Inside the church, the tower arch is double-flat-chamfered and lacks capitals:  it could be thirteenth or early fourteenth century in date.  The chancel arch may be later to judge from its series of wave mouldings.  The chancel E. window has a trefoil-cusped ogee niche on either side, while the chancel S. wall houses a piscina but no sedilia.  The nave roof is ceiled but the chancel roof is exposed and most attractive, due chiefly to its varied and well carved wall plates  (as shown by the photograph of the wall plate on the N. side, below) featuring a range of openwork tracery patterns;  the wall posts bear little shafts with capitals, rising to collar braces supporting collar beams and short king-pieces.

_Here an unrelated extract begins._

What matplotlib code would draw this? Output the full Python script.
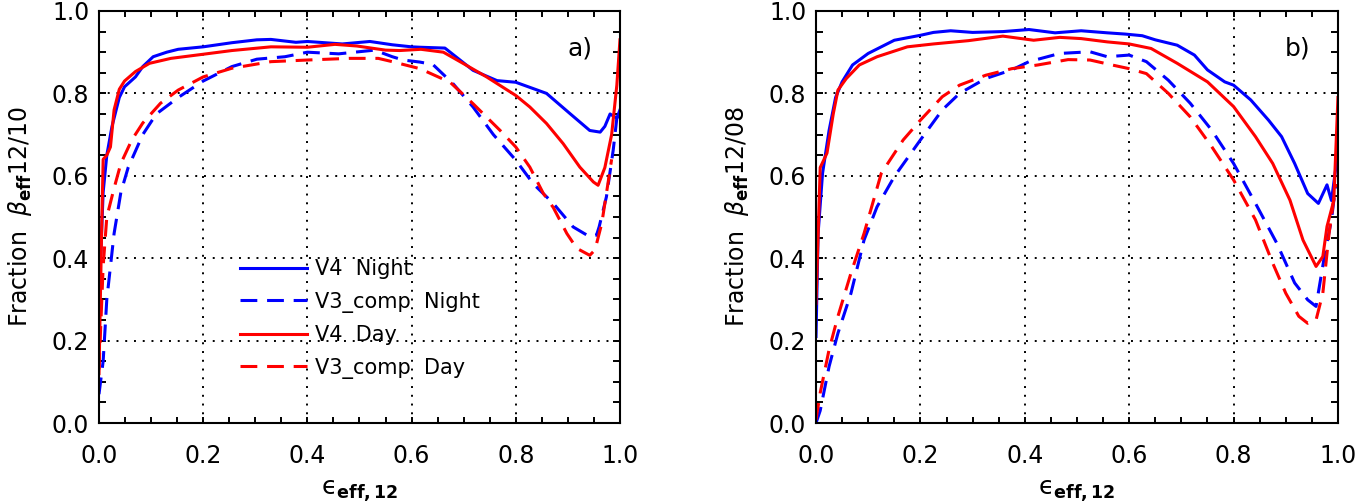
import numpy as np
from matplotlib import pyplot as plt
from matplotlib.ticker import MultipleLocator, FormatStrFormatter

BLUE = "#0000ff"
RED = "#ff0000"

# panel a) : beta_eff 12/10
a_v4n_x = [0.0, 0.008, 0.015, 0.025, 0.039, 0.049, 0.07, 0.084, 0.104, 0.13, 0.152, 0.2, 0.255, 0.303,
           0.33, 0.378, 0.4, 0.467, 0.52, 0.563, 0.6, 0.616, 0.664, 0.718, 0.764, 0.8, 0.859, 0.904,
           0.942, 0.962, 0.971, 0.981, 0.994, 1.0]
a_v4n_y = [0.30, 0.56, 0.65, 0.72, 0.79, 0.816, 0.84, 0.865, 0.889, 0.90, 0.907, 0.913, 0.923, 0.93,
           0.931, 0.924, 0.926, 0.92, 0.926, 0.918, 0.913, 0.912, 0.91, 0.856, 0.831, 0.827, 0.80, 0.751,
           0.71, 0.706, 0.72, 0.75, 0.74, 0.76]

a_v3n_x = [0.0, 0.008, 0.015, 0.022, 0.029, 0.042, 0.056, 0.084, 0.11, 0.152, 0.2, 0.255, 0.303, 0.357,
           0.4, 0.46, 0.529, 0.563, 0.584, 0.616, 0.641, 0.68, 0.718, 0.757, 0.8, 0.834, 0.872, 0.91,
           0.942, 0.955, 0.96, 0.974, 0.987, 0.994, 1.0]
a_v3n_y = [0.07, 0.15, 0.30, 0.38, 0.46, 0.56, 0.62, 0.70, 0.75, 0.79, 0.83, 0.865, 0.883, 0.889,
           0.90, 0.896, 0.905, 0.889, 0.881, 0.876, 0.87, 0.823, 0.767, 0.70, 0.638, 0.58, 0.533, 0.476,
           0.452, 0.456, 0.476, 0.549, 0.662, 0.74, 0.75]

a_v4d_x = [0.0, 0.005, 0.008, 0.015, 0.022, 0.029, 0.039, 0.049, 0.07, 0.097, 0.138, 0.2, 0.255, 0.33,
           0.4, 0.453, 0.495, 0.55, 0.577, 0.618, 0.661, 0.70, 0.744, 0.8, 0.827, 0.859, 0.891, 0.923,
           0.949, 0.958, 0.971, 0.984, 0.994, 1.0]
a_v4d_y = [0.12, 0.46, 0.64, 0.65, 0.67, 0.76, 0.81, 0.83, 0.853, 0.873, 0.885, 0.895, 0.904, 0.913,
           0.912, 0.919, 0.915, 0.905, 0.904, 0.907, 0.90, 0.872, 0.84, 0.795, 0.767, 0.727, 0.678, 0.621,
           0.585, 0.577, 0.62, 0.70, 0.82, 0.93]

a_v3d_x = [0.0, 0.008, 0.015, 0.029, 0.042, 0.063, 0.084, 0.118, 0.152, 0.2, 0.255, 0.33, 0.4, 0.48,
           0.536, 0.563, 0.616, 0.674, 0.718, 0.77, 0.8, 0.827, 0.853, 0.872, 0.898, 0.917, 0.942, 0.952,
           0.965, 0.974, 0.984]
a_v3d_y = [0.13, 0.38, 0.50, 0.57, 0.63, 0.687, 0.728, 0.776, 0.808, 0.84, 0.861, 0.877, 0.881, 0.885,
           0.885, 0.877, 0.86, 0.827, 0.775, 0.71, 0.67, 0.621, 0.557, 0.523, 0.46, 0.424, 0.407, 0.42,
           0.484, 0.557, 0.64]

# panel b) : beta_eff 12/08
b_v4n_x = [0.0, 0.004, 0.0125, 0.025, 0.0375, 0.05, 0.07, 0.1, 0.15, 0.2, 0.225, 0.258, 0.3, 0.358,
           0.408, 0.458, 0.508, 0.558, 0.592, 0.625, 0.65, 0.692, 0.725, 0.75, 0.783, 0.8, 0.833, 0.867,
           0.892, 0.917, 0.942, 0.9625, 0.979, 0.9875, 0.996, 1.0]
b_v4n_y = [0.21, 0.46, 0.606, 0.71, 0.79, 0.828, 0.869, 0.897, 0.929, 0.941, 0.948, 0.952, 0.948, 0.95,
           0.955, 0.947, 0.952, 0.947, 0.944, 0.94, 0.93, 0.917, 0.893, 0.857, 0.828, 0.82, 0.784, 0.735,
           0.695, 0.63, 0.557, 0.533, 0.578, 0.54, 0.62, 0.66]

b_v3n_x = [0.0, 0.008, 0.025, 0.042, 0.067, 0.092, 0.117, 0.15, 0.2, 0.242, 0.275, 0.325, 0.375, 0.408,
           0.467, 0.525, 0.558, 0.6, 0.633, 0.675, 0.717, 0.758, 0.8, 0.842, 0.883, 0.917, 0.942, 0.958,
           0.975, 0.9875, 0.996]
b_v3n_y = [0.0, 0.03, 0.137, 0.218, 0.315, 0.444, 0.525, 0.598, 0.687, 0.76, 0.80, 0.836, 0.857, 0.877,
           0.897, 0.901, 0.889, 0.893, 0.877, 0.832, 0.776, 0.711, 0.63, 0.533, 0.436, 0.34, 0.299, 0.283,
           0.412, 0.493, 0.58]

b_v4d_x = [0.0, 0.008, 0.021, 0.033, 0.042, 0.058, 0.083, 0.117, 0.175, 0.225, 0.292, 0.358, 0.417, 0.467,
           0.508, 0.558, 0.6, 0.642, 0.692, 0.75, 0.8, 0.842, 0.875, 0.908, 0.933, 0.958, 0.971, 0.979,
           0.992, 1.0]
b_v4d_y = [0.29, 0.62, 0.655, 0.75, 0.808, 0.836, 0.869, 0.889, 0.913, 0.92, 0.928, 0.939, 0.929, 0.936,
           0.933, 0.925, 0.92, 0.909, 0.873, 0.828, 0.768, 0.695, 0.63, 0.541, 0.444, 0.38, 0.404, 0.477,
           0.54, 0.79]

b_v3d_x = [0.0, 0.008, 0.025, 0.042, 0.067, 0.092, 0.125, 0.167, 0.2, 0.242, 0.275, 0.325, 0.375, 0.425,
           0.483, 0.525, 0.567, 0.6, 0.633, 0.675, 0.717, 0.758, 0.8, 0.842, 0.875, 0.9, 0.925, 0.942,
           0.958, 0.971, 0.983, 0.996]
b_v3d_y = [0.008, 0.073, 0.178, 0.259, 0.364, 0.46, 0.606, 0.687, 0.735, 0.792, 0.82, 0.844, 0.86, 0.869,
           0.882, 0.881, 0.869, 0.86, 0.848, 0.80, 0.743, 0.671, 0.59, 0.493, 0.388, 0.315, 0.259, 0.242,
           0.25, 0.315, 0.46, 0.58]

labels = ["V4  Night", "V3_comp  Night", "V4  Day", "V3_comp  Day"]

LW = 2.2
DASH = (5.5, 3.2)


def style_axes(ax, ylab, tag):
    ax.set_xlim(0, 1)
    ax.set_ylim(0, 1)
    ax.xaxis.set_major_locator(MultipleLocator(0.2))
    ax.yaxis.set_major_locator(MultipleLocator(0.2))
    ax.xaxis.set_minor_locator(MultipleLocator(0.05))
    ax.yaxis.set_minor_locator(MultipleLocator(0.05))
    ax.xaxis.set_major_formatter(FormatStrFormatter("%.1f"))
    ax.yaxis.set_major_formatter(FormatStrFormatter("%.1f"))
    ax.tick_params(which="both", direction="in", top=True, right=True, width=1.4)
    ax.tick_params(axis="x", which="both", length=4.3, pad=15, labelsize=17)
    ax.tick_params(axis="y", which="both", length=5.0, pad=7, labelsize=17)
    for sp in ax.spines.values():
        sp.set_linewidth(1.5)
    ax.grid(True, which="major", color="black", linestyle=(0, (1, 3.5)), linewidth=1.4)
    ax.set_xlabel("ϵ$_{\\mathbf{eff,12}}$", fontsize=18)
    ax.xaxis.set_label_coords(0.5, -0.135)
    ax.set_ylabel(ylab, fontsize=17)
    ax.yaxis.set_label_coords(-0.125, 0.5)
    ax.text(0.923, 0.91, tag, transform=ax.transAxes, fontsize=18, ha="center", va="center")


fig = plt.figure(figsize=(13.71, 5.04), dpi=100)
ax1 = fig.add_axes([0.0722, 0.1607, 0.380, 0.8175])
ax2 = fig.add_axes([0.5952, 0.1607, 0.3807, 0.8175])

ax1.plot(a_v4n_x, a_v4n_y, color=BLUE, lw=LW, label=labels[0])
ax1.plot(a_v3n_x, a_v3n_y, color=BLUE, lw=LW, dashes=DASH, label=labels[1])
ax1.plot(a_v4d_x, a_v4d_y, color=RED, lw=LW, label=labels[2])
ax1.plot(a_v3d_x, a_v3d_y, color=RED, lw=LW, dashes=DASH, label=labels[3])

ax2.plot(b_v4n_x, b_v4n_y, color=BLUE, lw=LW)
ax2.plot(b_v3n_x, b_v3n_y, color=BLUE, lw=LW, dashes=DASH)
ax2.plot(b_v4d_x, b_v4d_y, color=RED, lw=LW)
ax2.plot(b_v3d_x, b_v3d_y, color=RED, lw=LW, dashes=DASH)

style_axes(ax1, r"Fraction  $\beta_{\mathbf{eff}}$12/10", "a)")
style_axes(ax2, r"Fraction  $\beta_{\mathbf{eff}}$12/08", "b)")

ax1.legend(loc="upper left", bbox_to_anchor=(0.255, 0.418), frameon=False, fontsize=15,
           handlelength=3.2, handletextpad=0.4, labelspacing=0.6, borderpad=0.4,
           borderaxespad=0.0)

fig.savefig("out.png", dpi=100)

Other mediaeval woodwork in the building includes the rood screen, now in rather poor condition, which has the usual blank tracery decorating the dado and alternate openwork tracery in the heads of the five panels above.  The choir stalls are not particularly remarkable except for one traceried bench end, but they include another on the N. side dated 1601 and bearing the initials 'W. M.', and there are six similar benches at the west end of the nave.  However, by far the most important piece of church furniture is the impressive three-decker pulpit (left), thought to date from the early eighteenth century, constructed to accommodate the sexton below, the reader above, and the priest delivering the sermon at the top.  Finally, mention should also be made of a few fragments of wall paintings on the nave walls, including two standing figures to the north and, by the screen to the south, what is believed to be a 'noli me tangere'.